Information provided -
^^^^^^^^

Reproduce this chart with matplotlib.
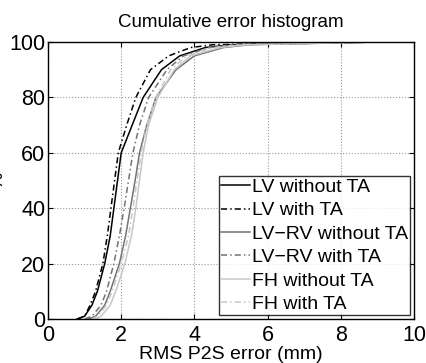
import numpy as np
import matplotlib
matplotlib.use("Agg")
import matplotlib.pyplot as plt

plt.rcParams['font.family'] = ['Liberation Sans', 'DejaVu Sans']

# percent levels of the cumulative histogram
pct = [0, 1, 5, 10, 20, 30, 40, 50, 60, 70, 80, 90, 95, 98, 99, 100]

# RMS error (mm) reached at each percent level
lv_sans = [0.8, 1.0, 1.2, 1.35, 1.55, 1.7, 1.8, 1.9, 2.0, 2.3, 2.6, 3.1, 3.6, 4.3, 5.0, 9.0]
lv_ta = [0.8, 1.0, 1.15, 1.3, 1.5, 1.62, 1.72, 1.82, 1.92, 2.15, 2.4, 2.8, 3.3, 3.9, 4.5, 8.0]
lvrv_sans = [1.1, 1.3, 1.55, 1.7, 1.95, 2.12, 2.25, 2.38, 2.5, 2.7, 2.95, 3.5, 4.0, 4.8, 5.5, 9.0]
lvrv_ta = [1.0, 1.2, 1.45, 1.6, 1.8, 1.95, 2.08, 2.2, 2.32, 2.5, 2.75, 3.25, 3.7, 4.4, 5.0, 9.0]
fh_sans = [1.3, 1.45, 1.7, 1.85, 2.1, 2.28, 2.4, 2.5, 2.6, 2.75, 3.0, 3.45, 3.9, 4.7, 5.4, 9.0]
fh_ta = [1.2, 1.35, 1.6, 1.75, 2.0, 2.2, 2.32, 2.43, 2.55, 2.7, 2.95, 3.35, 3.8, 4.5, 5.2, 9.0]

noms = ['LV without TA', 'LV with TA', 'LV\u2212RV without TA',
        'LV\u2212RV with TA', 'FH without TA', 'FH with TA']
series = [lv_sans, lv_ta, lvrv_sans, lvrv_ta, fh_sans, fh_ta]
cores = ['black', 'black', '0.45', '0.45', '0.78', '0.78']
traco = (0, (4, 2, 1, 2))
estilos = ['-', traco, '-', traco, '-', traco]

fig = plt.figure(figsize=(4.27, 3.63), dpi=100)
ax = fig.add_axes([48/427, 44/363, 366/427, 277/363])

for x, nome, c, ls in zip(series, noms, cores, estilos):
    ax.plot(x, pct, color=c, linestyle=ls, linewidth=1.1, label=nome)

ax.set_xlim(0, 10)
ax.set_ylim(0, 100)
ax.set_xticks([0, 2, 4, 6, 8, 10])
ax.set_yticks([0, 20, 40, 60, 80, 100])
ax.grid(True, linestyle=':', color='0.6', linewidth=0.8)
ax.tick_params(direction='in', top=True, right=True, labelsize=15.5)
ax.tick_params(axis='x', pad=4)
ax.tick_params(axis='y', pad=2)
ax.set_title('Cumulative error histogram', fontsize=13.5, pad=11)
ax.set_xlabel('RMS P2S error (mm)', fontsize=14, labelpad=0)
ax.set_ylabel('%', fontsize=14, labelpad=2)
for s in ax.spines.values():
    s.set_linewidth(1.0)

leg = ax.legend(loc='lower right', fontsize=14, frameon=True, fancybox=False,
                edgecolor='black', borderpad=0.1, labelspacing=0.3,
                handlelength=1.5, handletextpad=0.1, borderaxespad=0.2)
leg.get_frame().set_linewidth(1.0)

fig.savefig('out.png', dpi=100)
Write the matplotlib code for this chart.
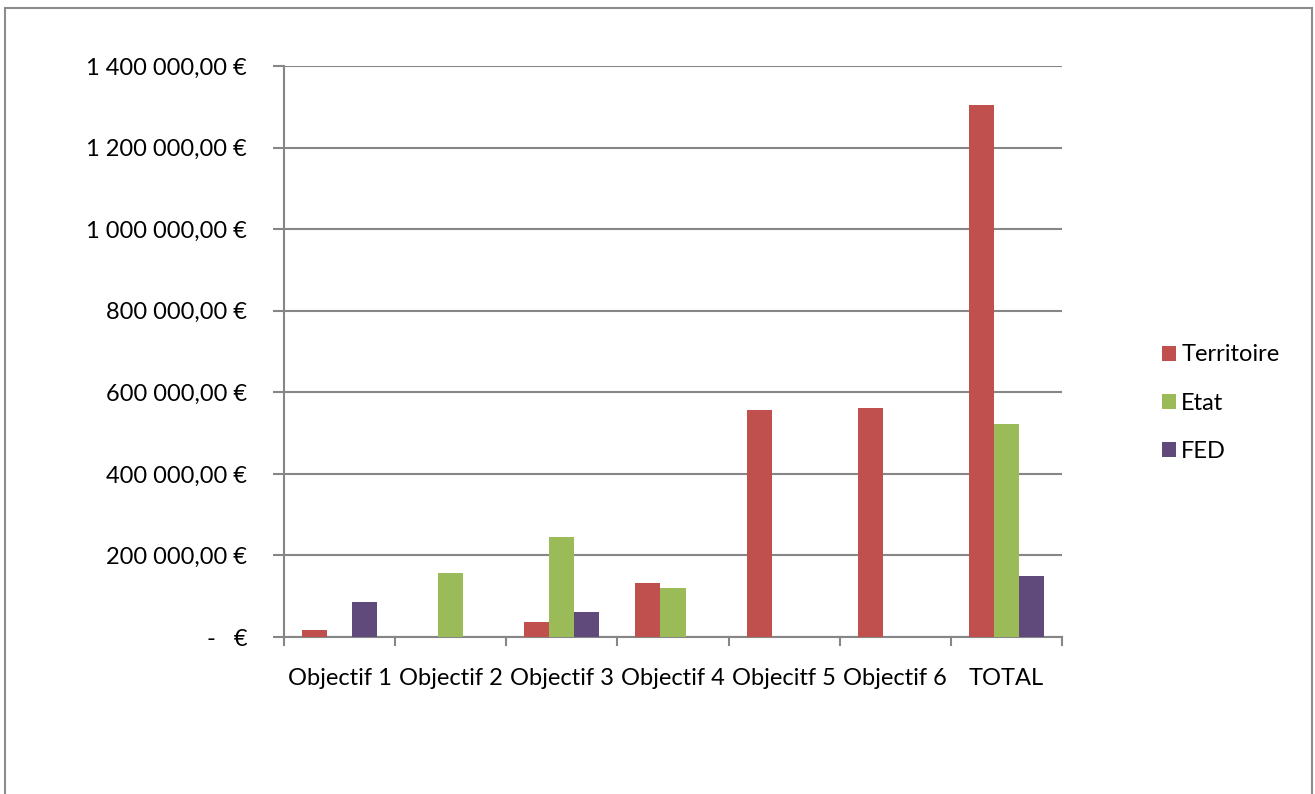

^^^^^^^^

Problem details - Go through the listing above and write it all out exactly, leaving out any picture.

Response to the exercise -
Reproduce this chart with matplotlib.
import numpy as np
import matplotlib
matplotlib.use("Agg")
import matplotlib.pyplot as plt

plt.rcParams['font.family'] = ['Liberation Sans', 'DejaVu Sans']

# percent levels of the cumulative histogram
pct = [0, 1, 5, 10, 20, 30, 40, 50, 60, 70, 80, 90, 95, 98, 99, 100]

# RMS error (mm) reached at each percent level
lv_sans = [0.8, 1.0, 1.2, 1.35, 1.55, 1.7, 1.8, 1.9, 2.0, 2.3, 2.6, 3.1, 3.6, 4.3, 5.0, 9.0]
lv_ta = [0.8, 1.0, 1.15, 1.3, 1.5, 1.62, 1.72, 1.82, 1.92, 2.15, 2.4, 2.8, 3.3, 3.9, 4.5, 8.0]
lvrv_sans = [1.1, 1.3, 1.55, 1.7, 1.95, 2.12, 2.25, 2.38, 2.5, 2.7, 2.95, 3.5, 4.0, 4.8, 5.5, 9.0]
lvrv_ta = [1.0, 1.2, 1.45, 1.6, 1.8, 1.95, 2.08, 2.2, 2.32, 2.5, 2.75, 3.25, 3.7, 4.4, 5.0, 9.0]
fh_sans = [1.3, 1.45, 1.7, 1.85, 2.1, 2.28, 2.4, 2.5, 2.6, 2.75, 3.0, 3.45, 3.9, 4.7, 5.4, 9.0]
fh_ta = [1.2, 1.35, 1.6, 1.75, 2.0, 2.2, 2.32, 2.43, 2.55, 2.7, 2.95, 3.35, 3.8, 4.5, 5.2, 9.0]

noms = ['LV without TA', 'LV with TA', 'LV\u2212RV without TA',
        'LV\u2212RV with TA', 'FH without TA', 'FH with TA']
series = [lv_sans, lv_ta, lvrv_sans, lvrv_ta, fh_sans, fh_ta]
cores = ['black', 'black', '0.45', '0.45', '0.78', '0.78']
traco = (0, (4, 2, 1, 2))
estilos = ['-', traco, '-', traco, '-', traco]

fig = plt.figure(figsize=(4.27, 3.63), dpi=100)
ax = fig.add_axes([48/427, 44/363, 366/427, 277/363])

for x, nome, c, ls in zip(series, noms, cores, estilos):
    ax.plot(x, pct, color=c, linestyle=ls, linewidth=1.1, label=nome)

ax.set_xlim(0, 10)
ax.set_ylim(0, 100)
ax.set_xticks([0, 2, 4, 6, 8, 10])
ax.set_yticks([0, 20, 40, 60, 80, 100])
ax.grid(True, linestyle=':', color='0.6', linewidth=0.8)
ax.tick_params(direction='in', top=True, right=True, labelsize=15.5)
ax.tick_params(axis='x', pad=4)
ax.tick_params(axis='y', pad=2)
ax.set_title('Cumulative error histogram', fontsize=13.5, pad=11)
ax.set_xlabel('RMS P2S error (mm)', fontsize=14, labelpad=0)
ax.set_ylabel('%', fontsize=14, labelpad=2)
for s in ax.spines.values():
    s.set_linewidth(1.0)

leg = ax.legend(loc='lower right', fontsize=14, frameon=True, fancybox=False,
                edgecolor='black', borderpad=0.1, labelspacing=0.3,
                handlelength=1.5, handletextpad=0.1, borderaxespad=0.2)
leg.get_frame().set_linewidth(1.0)

fig.savefig('out.png', dpi=100)
Write the matplotlib code for this chart.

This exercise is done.